VMware is a relay nice product, but there is one little problem. It’s realy hard to monitor VMware products with SNMP or any other “old school” technologies.
The actual problem is to get an alarm in Zabbix if there occures an error on the vCenter. So Zabbix is used as an umbrella monitoring for the whole environment.
All this could also be done with SNMP-Traps what would be a lot easier – at first appereance, but Zabbix is … how do I say … not the best tool to monitor events. It’s designed to monitor statuses.
So it’s designed to continuously monitor as specific value – if this value raises over a defined alert-value an alert is displayed and when it falls below the value the problem disappears.
With events there is the problem that we get only one single value which describes the error. So firstly we have to analyze the received value/message and secondly – how do we know when the problem is okay again? And thats one of the design flaws of Zabbix – you do not have any possibilty to reset such events to “OK” if such an event happend.

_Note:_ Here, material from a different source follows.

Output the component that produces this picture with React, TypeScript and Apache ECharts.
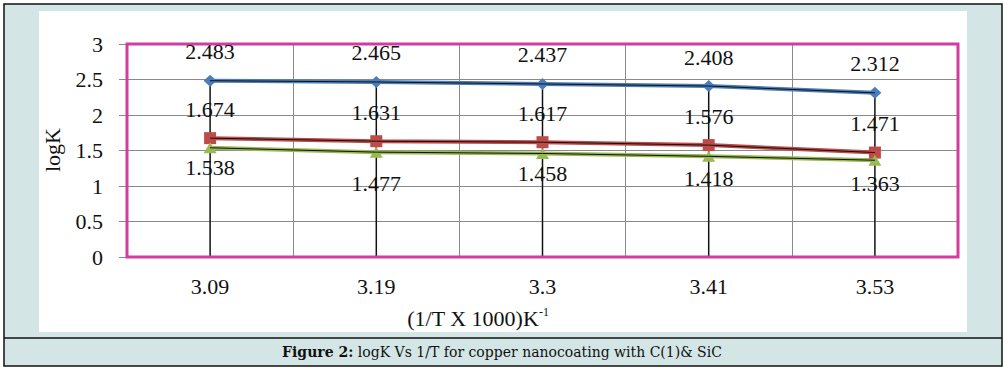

So we need to monitor the vCenter alarms, because this alerts are raised if an problem occures and disappear if the problem changes to OK again.
So how do we get all the vCenter alarms to zabbix? I don’t want to copy/create all the alarms by hand because its a dynamic environment and alarms could be added or deleted, so the system has to “import” the alarms “on the fly” from the vCenter.
Since Zabbix 2.0 there exist discovery rules which are kind of helpful to import dynamic values. So I’m using a discovery to peridodically pull the data from the vCenter and create an item for every alarm. All the alarms in the vCenter need to be configured to run a custom alarm when an alarm becomes active which sends the current status to zabbix and voilá – we are done.